Outro dia meu irmão perguntou-me porque algumas pessoas aparentemente tranqüilas se transformam em monstros ao volante. Na hora não refleti sobre o assunto, mas vou tentar algo aqui.
O indivíduo que ao andar nas calçadas esbarra em outro e pede desculpas, quando sentado frente ao volante, enfurece quando um esbarrão ou a possibilidade premente dele ocorre.
Uma das hipóteses é a de que dentro de um veículo, um certo poder é conferido ao indivíduo. Um poder de domínio e controle sobre a máquina, um poder de saber interagir perfeitamente com aquele invólucro metálico, e ainda de saber se movimentar perfeitamente no asfalto. Esse poder não existe no homem despido de uma armadura que esbarra em outro.
Suponho que o homem que é investido desse poder quase bélico e desse pleno saber sobre seu espaço automobilístico se julgue único e além disso perca a noção de que é apenas humano, pois sua armadura metálica torna-se parte de si.
Um homem armado é mais corajoso a enfrentar duelos do que um homem despido de armamento, ou armadura. E não só mais corajoso como mais desafiante.
Um homem corajoso, desafiante, armado, único, quando é desafiado em seu poder por alguma outra máquina que ultrapassa em sua frente, julgando ser ele menor, mais frágil, menos potente, é suficiente para colocá-lo louco para provar sua capacidade sobre-humana.
Este homem-máquina não vê homens despidos de armadura, vê outros homens-máquina que disputam seus espaços, suas colocações nas filas do trânsito, suas acrobacias automobilísticas.

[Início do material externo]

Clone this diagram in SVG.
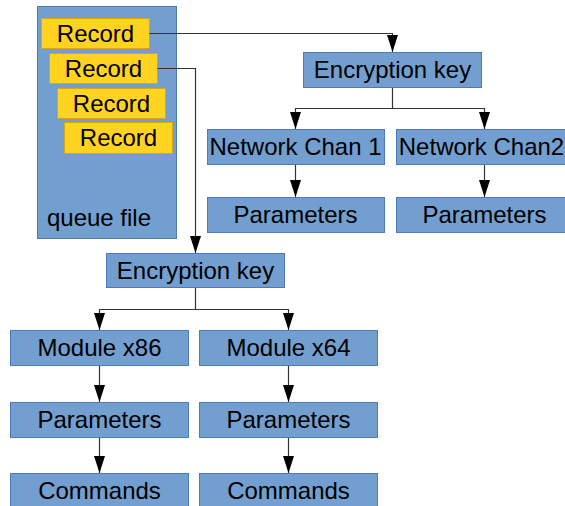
<svg xmlns="http://www.w3.org/2000/svg" width="565" height="506" viewBox="0 0 565 506">
  <style>
    .box { fill: #729fcf; stroke: #4d7bb8; stroke-width: 1; }
    .rec { fill: #ffd320; stroke: #d9a514; stroke-width: 1; }
    .lbl { font-family: "Liberation Sans", Arial, sans-serif; font-size: 24px; fill: #000; text-anchor: middle; }
    .wire { fill: none; stroke: #333333; stroke-width: 1.2; }
  </style>
  <defs>
    <marker id="head" markerUnits="userSpaceOnUse" markerWidth="18" markerHeight="12" refX="17" refY="5.5" orient="auto" viewBox="0 0 18 12">
      <path d="M0,0 L17,5.5 L0,11 Z" fill="#000"/>
    </marker>
  </defs>

  <!-- queue file container with its records -->
  <g id="queue-file">
    <rect class="box" x="37.5" y="6.5" width="139" height="232"/>
    <text class="lbl" x="99" y="226">queue file</text>
  </g>
  <g id="record-1">
    <rect class="rec" x="41.5" y="18.5" width="108" height="30"/>
    <text class="lbl" x="95.5" y="42">Record</text>
  </g>
  <g id="record-2">
    <rect class="rec" x="49.5" y="53.5" width="108" height="30"/>
    <text class="lbl" x="103.5" y="77">Record</text>
  </g>
  <g id="record-3">
    <rect class="rec" x="57.5" y="88.5" width="108" height="30"/>
    <text class="lbl" x="111.5" y="112">Record</text>
  </g>
  <g id="record-4">
    <rect class="rec" x="64.5" y="122.5" width="108" height="31"/>
    <text class="lbl" x="118.5" y="146">Record</text>
  </g>

  <!-- connectors -->
  <g id="connectors">
    <path class="wire" d="M149.5,33.5 H392.5 V52" marker-end="url(#head)"/>
    <path class="wire" d="M157.5,68.5 H195.5 V253" marker-end="url(#head)"/>
    <path class="wire" d="M392.5,87 V108.5 H295.5 V129" marker-end="url(#head)"/>
    <path class="wire" d="M392.5,108.5 H484.5 V129" marker-end="url(#head)"/>
    <path class="wire" d="M295.5,164 V197" marker-end="url(#head)"/>
    <path class="wire" d="M484.5,164 V197" marker-end="url(#head)"/>
    <path class="wire" d="M195.5,287 V309.5 H99.5 V330" marker-end="url(#head)"/>
    <path class="wire" d="M195.5,309.5 H288.5 V330" marker-end="url(#head)"/>
    <path class="wire" d="M99.5,365 V402" marker-end="url(#head)"/>
    <path class="wire" d="M288.5,365 V402" marker-end="url(#head)"/>
    <path class="wire" d="M99.5,437 V473" marker-end="url(#head)"/>
    <path class="wire" d="M288.5,437 V473" marker-end="url(#head)"/>
  </g>

  <!-- upper tree -->
  <g id="encryption-key-upper">
    <rect class="box" x="303.5" y="52.5" width="178" height="35"/>
    <text class="lbl" x="392.5" y="78">Encryption key</text>
  </g>
  <g id="network-chan-1">
    <rect class="box" x="207.5" y="129.5" width="177" height="35"/>
    <text class="lbl" x="295.5" y="155">Network Chan 1</text>
  </g>
  <g id="network-chan-2">
    <rect class="box" x="396.5" y="129.5" width="177" height="35"/>
    <text class="lbl" x="481.5" y="155">Network Chan2</text>
  </g>
  <g id="parameters-chan-1">
    <rect class="box" x="207.5" y="197.5" width="177" height="35"/>
    <text class="lbl" x="295.5" y="223">Parameters</text>
  </g>
  <g id="parameters-chan-2">
    <rect class="box" x="396.5" y="197.5" width="177" height="35"/>
    <text class="lbl" x="484.5" y="223">Parameters</text>
  </g>

  <!-- lower tree -->
  <g id="encryption-key-lower">
    <rect class="box" x="106.5" y="253.5" width="178" height="34"/>
    <text class="lbl" x="195.5" y="279">Encryption key</text>
  </g>
  <g id="module-x86">
    <rect class="box" x="10.5" y="330.5" width="178" height="35"/>
    <text class="lbl" x="99.5" y="356">Module x86</text>
  </g>
  <g id="module-x64">
    <rect class="box" x="199.5" y="330.5" width="178" height="35"/>
    <text class="lbl" x="288.5" y="356">Module x64</text>
  </g>
  <g id="parameters-x86">
    <rect class="box" x="10.5" y="402.5" width="178" height="35"/>
    <text class="lbl" x="99.5" y="428">Parameters</text>
  </g>
  <g id="parameters-x64">
    <rect class="box" x="199.5" y="402.5" width="178" height="35"/>
    <text class="lbl" x="288.5" y="428">Parameters</text>
  </g>
  <g id="commands-x86">
    <rect class="box" x="10.5" y="473.5" width="178" height="40"/>
    <text class="lbl" x="99.5" y="499">Commands</text>
  </g>
  <g id="commands-x64">
    <rect class="box" x="199.5" y="473.5" width="178" height="40"/>
    <text class="lbl" x="288.5" y="499">Commands</text>
  </g>
</svg>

Fora de suas armaduras, voltam a ser cordiais humanos que sorriem ao se esbarrarem, pois sabem-se carne e osso.
3 comentários:
a observação é genial. o carro é mesmo um equipamento bélico. pesquisa recente relaciona venda de carros de grande porte, tipo pick-up e similares, a compradores com baixa auto-estima.
Há motoristas educados, contudo. Vejo que em qualquer área das relações humanas, seja no trabalho, no lar, nas calçadas ou no trânsito é possível domarmos nosso egoísmo infantil e usarmos um pouco da boa educação que recebemos - isso se a recebemos. Aí está a importância da educação infantil com cuidado especial para as relações interpessoais, pois somos: nós, as coisas e as pessoas, e não apenas nós e as coisas. Teu texto, Daniela, é um achado. Você tem uma boa visão do cotidiano.

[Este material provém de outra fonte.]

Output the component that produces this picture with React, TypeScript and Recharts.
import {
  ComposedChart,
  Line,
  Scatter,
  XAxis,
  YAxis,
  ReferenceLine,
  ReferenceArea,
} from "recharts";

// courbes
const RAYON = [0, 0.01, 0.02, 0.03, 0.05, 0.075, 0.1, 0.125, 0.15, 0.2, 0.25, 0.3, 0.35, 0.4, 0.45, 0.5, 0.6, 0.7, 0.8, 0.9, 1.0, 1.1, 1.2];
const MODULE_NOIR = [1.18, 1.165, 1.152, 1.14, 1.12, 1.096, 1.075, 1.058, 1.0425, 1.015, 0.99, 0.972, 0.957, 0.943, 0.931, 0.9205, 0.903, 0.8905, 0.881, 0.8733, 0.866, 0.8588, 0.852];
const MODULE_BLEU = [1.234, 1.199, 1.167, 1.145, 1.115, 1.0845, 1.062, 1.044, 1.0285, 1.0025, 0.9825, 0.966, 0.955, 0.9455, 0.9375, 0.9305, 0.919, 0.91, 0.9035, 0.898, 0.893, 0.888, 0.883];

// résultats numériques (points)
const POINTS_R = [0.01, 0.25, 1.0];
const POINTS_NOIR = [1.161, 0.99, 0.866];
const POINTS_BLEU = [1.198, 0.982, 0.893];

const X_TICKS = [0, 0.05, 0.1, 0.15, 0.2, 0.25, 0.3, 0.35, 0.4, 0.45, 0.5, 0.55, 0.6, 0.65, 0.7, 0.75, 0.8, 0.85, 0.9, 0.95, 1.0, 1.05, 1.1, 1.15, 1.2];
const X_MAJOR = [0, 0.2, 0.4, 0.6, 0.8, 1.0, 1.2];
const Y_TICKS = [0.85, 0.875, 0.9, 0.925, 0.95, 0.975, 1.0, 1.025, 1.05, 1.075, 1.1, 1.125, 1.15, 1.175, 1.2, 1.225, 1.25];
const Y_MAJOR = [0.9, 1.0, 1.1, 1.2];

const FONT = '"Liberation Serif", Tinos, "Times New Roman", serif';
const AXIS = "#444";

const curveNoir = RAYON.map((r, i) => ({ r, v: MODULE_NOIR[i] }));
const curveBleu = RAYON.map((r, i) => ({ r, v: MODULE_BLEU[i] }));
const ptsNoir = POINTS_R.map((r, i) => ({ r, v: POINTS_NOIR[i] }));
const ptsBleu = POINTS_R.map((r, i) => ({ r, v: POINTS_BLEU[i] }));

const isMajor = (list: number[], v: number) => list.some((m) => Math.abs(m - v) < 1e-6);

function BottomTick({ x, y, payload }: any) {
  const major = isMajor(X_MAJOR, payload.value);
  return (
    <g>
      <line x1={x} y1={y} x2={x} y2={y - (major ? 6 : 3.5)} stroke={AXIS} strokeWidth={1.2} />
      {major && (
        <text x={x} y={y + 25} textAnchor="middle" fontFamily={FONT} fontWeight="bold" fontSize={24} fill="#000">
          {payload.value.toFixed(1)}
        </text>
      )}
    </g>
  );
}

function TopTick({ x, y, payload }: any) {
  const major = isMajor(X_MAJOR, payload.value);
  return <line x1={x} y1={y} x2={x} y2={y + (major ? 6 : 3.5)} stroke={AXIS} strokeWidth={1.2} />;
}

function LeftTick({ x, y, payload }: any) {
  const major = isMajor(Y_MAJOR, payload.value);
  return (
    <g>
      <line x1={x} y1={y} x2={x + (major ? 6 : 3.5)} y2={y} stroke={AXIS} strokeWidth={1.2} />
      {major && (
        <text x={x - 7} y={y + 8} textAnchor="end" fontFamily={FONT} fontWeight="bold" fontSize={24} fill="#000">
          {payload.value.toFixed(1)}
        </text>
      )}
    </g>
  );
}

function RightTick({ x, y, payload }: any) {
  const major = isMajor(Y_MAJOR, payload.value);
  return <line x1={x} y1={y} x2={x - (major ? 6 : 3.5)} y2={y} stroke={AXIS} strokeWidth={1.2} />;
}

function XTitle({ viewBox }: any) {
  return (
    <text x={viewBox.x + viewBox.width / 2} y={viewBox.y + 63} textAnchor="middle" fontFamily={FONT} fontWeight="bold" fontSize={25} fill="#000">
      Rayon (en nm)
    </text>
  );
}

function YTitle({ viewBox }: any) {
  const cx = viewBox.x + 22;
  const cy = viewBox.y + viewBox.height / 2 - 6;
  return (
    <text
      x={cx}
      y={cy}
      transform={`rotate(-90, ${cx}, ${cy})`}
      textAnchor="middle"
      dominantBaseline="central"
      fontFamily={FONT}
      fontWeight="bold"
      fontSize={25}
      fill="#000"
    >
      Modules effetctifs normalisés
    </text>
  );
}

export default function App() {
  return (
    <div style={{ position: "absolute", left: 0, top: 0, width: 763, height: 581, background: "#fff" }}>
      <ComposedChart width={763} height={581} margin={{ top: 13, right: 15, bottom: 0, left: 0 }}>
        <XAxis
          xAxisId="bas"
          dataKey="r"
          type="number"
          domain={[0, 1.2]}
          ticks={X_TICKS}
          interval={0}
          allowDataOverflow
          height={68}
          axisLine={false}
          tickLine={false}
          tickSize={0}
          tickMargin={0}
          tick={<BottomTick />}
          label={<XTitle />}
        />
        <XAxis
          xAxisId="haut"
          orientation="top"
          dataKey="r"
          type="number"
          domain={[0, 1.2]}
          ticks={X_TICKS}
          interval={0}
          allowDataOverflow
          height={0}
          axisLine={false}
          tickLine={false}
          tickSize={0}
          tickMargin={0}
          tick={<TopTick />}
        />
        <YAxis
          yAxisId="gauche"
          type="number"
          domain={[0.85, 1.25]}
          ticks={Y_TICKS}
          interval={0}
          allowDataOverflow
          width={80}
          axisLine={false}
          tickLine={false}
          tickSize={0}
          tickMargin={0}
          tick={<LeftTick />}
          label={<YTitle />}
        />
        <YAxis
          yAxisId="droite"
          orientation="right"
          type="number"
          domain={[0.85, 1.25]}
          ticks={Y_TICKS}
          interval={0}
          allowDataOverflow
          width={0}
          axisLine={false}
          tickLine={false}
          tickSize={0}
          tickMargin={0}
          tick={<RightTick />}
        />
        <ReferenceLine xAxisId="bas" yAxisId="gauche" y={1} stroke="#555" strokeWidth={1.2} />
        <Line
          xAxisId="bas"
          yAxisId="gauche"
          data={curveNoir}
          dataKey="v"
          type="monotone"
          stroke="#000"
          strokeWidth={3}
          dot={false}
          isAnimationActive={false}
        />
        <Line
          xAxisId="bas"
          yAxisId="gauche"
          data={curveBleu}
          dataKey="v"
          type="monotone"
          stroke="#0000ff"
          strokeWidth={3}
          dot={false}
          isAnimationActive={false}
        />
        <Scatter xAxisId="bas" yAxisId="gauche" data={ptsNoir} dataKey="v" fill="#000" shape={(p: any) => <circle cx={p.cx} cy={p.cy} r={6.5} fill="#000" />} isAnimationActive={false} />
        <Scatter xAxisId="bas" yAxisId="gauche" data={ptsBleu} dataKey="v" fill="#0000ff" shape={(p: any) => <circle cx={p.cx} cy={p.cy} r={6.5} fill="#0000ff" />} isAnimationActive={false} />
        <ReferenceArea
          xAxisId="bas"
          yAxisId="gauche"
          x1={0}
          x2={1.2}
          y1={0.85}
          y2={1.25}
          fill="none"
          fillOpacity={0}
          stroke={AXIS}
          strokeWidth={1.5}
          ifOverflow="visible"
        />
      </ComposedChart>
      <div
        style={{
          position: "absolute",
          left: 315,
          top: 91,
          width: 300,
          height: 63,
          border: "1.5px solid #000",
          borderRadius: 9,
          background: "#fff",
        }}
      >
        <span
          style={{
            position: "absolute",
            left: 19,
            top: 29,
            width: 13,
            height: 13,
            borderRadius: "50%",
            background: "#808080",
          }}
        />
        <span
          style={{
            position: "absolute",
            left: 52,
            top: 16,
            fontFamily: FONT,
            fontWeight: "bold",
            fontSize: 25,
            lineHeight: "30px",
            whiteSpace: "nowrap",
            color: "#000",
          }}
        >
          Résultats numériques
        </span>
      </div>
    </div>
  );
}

Pensei sobre a expressão "amor no trânsito". Mas numa metrópole que está próxima de um colapso irreversível, não sei se isso seria uma realidade vislumbrável: de dirigir com amor. Longe das capitais - e até mesmo nelas em alguns casos isolados - há gente que coloca amor no volante. Até mesmo a sensação de poder proporcionada pelo veículo pode ser usada, sim, para fins pacíficos. Tudo é uma questão de vontade de potência bem direcionada.